Leaving the pictures out, print the lines from the first line of the listing through the line containing "(AS.south) -- (S2.north);", exactly as they read, and no others.
# Start of COLLECTED MATERIAL
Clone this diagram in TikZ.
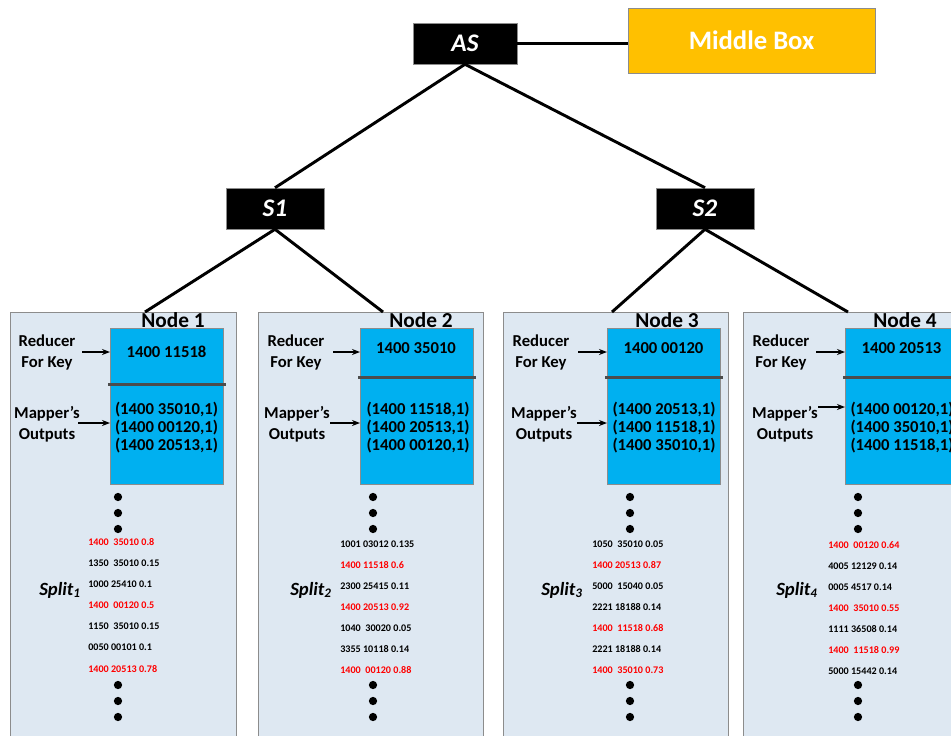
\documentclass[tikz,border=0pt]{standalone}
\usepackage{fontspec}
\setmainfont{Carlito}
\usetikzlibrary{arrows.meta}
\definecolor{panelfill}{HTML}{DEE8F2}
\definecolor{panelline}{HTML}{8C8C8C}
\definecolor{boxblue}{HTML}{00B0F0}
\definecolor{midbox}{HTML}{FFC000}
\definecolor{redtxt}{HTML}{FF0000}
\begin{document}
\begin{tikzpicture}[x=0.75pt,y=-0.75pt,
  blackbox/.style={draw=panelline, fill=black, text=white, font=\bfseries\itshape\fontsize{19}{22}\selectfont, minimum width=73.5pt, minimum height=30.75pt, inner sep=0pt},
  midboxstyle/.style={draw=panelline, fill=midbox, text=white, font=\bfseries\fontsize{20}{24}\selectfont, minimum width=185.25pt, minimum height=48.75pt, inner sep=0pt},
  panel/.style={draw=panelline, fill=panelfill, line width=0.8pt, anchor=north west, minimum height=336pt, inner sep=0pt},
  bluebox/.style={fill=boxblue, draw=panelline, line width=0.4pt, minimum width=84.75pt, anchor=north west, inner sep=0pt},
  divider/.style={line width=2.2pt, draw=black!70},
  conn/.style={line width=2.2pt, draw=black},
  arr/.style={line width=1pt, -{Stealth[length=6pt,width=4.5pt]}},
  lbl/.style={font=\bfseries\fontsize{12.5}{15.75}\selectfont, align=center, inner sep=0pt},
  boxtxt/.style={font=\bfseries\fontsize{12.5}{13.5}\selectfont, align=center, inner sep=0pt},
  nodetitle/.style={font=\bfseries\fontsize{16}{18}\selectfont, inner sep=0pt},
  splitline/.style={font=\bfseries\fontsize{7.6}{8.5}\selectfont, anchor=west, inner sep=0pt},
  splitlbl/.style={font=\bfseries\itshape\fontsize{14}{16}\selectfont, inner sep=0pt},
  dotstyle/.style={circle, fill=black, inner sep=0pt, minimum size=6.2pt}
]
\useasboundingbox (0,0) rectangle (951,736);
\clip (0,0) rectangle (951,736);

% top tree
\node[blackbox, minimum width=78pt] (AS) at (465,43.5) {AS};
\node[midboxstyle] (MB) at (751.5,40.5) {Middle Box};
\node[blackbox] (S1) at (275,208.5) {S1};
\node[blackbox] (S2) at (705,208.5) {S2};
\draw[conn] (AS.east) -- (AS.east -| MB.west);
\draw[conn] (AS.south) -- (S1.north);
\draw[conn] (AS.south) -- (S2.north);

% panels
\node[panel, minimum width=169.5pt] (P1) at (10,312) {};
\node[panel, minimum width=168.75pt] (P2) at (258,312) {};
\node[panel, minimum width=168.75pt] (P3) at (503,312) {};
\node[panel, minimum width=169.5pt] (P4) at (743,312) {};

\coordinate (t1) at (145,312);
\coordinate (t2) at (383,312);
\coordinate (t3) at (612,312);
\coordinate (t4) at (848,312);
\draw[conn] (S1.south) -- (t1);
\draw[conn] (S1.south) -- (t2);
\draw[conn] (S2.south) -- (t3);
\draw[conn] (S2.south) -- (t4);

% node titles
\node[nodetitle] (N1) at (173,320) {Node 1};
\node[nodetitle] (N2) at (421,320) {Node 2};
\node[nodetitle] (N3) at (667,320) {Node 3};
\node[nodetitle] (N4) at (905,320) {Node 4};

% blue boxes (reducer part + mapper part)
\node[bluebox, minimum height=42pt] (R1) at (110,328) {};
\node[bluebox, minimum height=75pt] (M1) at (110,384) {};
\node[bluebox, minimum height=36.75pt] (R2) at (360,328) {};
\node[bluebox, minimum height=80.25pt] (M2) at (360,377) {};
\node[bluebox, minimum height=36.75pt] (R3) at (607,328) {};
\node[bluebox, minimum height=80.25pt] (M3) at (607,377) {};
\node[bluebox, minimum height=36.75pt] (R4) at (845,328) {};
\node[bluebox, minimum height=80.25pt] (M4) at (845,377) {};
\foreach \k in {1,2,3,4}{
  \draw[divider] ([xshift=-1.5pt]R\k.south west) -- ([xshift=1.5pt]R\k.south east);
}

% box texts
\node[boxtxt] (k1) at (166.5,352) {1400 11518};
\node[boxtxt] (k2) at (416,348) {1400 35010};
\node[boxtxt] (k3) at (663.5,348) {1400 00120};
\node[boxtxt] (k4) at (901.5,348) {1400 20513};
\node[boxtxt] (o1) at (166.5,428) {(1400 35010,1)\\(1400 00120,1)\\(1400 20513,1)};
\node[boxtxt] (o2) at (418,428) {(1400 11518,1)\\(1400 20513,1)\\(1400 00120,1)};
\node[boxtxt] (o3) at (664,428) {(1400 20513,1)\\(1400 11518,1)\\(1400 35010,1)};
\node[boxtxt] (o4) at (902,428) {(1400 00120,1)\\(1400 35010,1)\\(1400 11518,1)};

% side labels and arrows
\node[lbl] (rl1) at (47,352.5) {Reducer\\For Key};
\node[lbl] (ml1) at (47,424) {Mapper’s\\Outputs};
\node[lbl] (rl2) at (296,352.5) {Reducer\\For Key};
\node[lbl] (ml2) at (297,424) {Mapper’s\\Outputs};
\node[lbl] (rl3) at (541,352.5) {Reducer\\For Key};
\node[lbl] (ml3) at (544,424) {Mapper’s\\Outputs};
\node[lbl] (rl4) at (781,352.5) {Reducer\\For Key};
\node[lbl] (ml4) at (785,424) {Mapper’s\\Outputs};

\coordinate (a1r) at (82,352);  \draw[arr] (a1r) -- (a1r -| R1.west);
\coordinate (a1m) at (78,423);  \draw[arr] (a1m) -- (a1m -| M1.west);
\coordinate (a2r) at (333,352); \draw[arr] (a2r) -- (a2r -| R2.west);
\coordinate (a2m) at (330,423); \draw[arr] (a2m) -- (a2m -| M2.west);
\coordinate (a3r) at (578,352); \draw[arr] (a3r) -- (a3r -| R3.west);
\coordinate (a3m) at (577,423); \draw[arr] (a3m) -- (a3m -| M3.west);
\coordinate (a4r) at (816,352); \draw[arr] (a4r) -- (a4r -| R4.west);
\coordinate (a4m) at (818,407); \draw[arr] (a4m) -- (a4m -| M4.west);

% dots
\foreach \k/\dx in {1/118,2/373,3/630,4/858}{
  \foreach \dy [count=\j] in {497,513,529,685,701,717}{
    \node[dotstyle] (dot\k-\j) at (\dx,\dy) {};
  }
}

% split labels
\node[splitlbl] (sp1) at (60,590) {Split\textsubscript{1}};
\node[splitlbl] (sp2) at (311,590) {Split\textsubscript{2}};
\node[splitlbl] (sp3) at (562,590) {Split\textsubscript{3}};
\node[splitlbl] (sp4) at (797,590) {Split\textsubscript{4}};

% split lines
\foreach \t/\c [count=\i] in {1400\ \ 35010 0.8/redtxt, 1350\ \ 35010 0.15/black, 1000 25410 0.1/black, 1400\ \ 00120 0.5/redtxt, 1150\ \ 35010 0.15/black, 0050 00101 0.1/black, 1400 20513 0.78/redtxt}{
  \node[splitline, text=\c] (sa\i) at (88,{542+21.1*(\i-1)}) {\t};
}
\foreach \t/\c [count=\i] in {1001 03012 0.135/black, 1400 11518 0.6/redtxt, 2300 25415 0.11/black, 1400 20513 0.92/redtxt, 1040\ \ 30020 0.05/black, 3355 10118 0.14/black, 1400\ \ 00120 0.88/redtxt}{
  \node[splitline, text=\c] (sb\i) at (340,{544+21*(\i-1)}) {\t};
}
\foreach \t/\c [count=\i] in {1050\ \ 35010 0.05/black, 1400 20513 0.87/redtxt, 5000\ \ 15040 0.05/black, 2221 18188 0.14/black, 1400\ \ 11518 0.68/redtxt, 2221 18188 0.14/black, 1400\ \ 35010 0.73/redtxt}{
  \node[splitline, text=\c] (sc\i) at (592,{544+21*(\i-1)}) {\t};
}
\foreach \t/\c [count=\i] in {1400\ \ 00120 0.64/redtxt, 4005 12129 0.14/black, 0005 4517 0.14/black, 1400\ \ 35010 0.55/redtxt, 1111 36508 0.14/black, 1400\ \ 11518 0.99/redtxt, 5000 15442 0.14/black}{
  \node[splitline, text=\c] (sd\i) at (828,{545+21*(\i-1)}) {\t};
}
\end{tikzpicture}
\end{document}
# End of COLLECTED MATERIAL
• [ANSWER TO THIS EXERCISE]
Clone this diagram in TikZ.
\documentclass[tikz,border=0pt]{standalone}
\usepackage{fontspec}
\setmainfont{Carlito}
\usetikzlibrary{arrows.meta}
\definecolor{panelfill}{HTML}{DEE8F2}
\definecolor{panelline}{HTML}{8C8C8C}
\definecolor{boxblue}{HTML}{00B0F0}
\definecolor{midbox}{HTML}{FFC000}
\definecolor{redtxt}{HTML}{FF0000}
\begin{document}
\begin{tikzpicture}[x=0.75pt,y=-0.75pt,
  blackbox/.style={draw=panelline, fill=black, text=white, font=\bfseries\itshape\fontsize{19}{22}\selectfont, minimum width=73.5pt, minimum height=30.75pt, inner sep=0pt},
  midboxstyle/.style={draw=panelline, fill=midbox, text=white, font=\bfseries\fontsize{20}{24}\selectfont, minimum width=185.25pt, minimum height=48.75pt, inner sep=0pt},
  panel/.style={draw=panelline, fill=panelfill, line width=0.8pt, anchor=north west, minimum height=336pt, inner sep=0pt},
  bluebox/.style={fill=boxblue, draw=panelline, line width=0.4pt, minimum width=84.75pt, anchor=north west, inner sep=0pt},
  divider/.style={line width=2.2pt, draw=black!70},
  conn/.style={line width=2.2pt, draw=black},
  arr/.style={line width=1pt, -{Stealth[length=6pt,width=4.5pt]}},
  lbl/.style={font=\bfseries\fontsize{12.5}{15.75}\selectfont, align=center, inner sep=0pt},
  boxtxt/.style={font=\bfseries\fontsize{12.5}{13.5}\selectfont, align=center, inner sep=0pt},
  nodetitle/.style={font=\bfseries\fontsize{16}{18}\selectfont, inner sep=0pt},
  splitline/.style={font=\bfseries\fontsize{7.6}{8.5}\selectfont, anchor=west, inner sep=0pt},
  splitlbl/.style={font=\bfseries\itshape\fontsize{14}{16}\selectfont, inner sep=0pt},
  dotstyle/.style={circle, fill=black, inner sep=0pt, minimum size=6.2pt}
]
\useasboundingbox (0,0) rectangle (951,736);
\clip (0,0) rectangle (951,736);

% top tree
\node[blackbox, minimum width=78pt] (AS) at (465,43.5) {AS};
\node[midboxstyle] (MB) at (751.5,40.5) {Middle Box};
\node[blackbox] (S1) at (275,208.5) {S1};
\node[blackbox] (S2) at (705,208.5) {S2};
\draw[conn] (AS.east) -- (AS.east -| MB.west);
\draw[conn] (AS.south) -- (S1.north);
\draw[conn] (AS.south) -- (S2.north);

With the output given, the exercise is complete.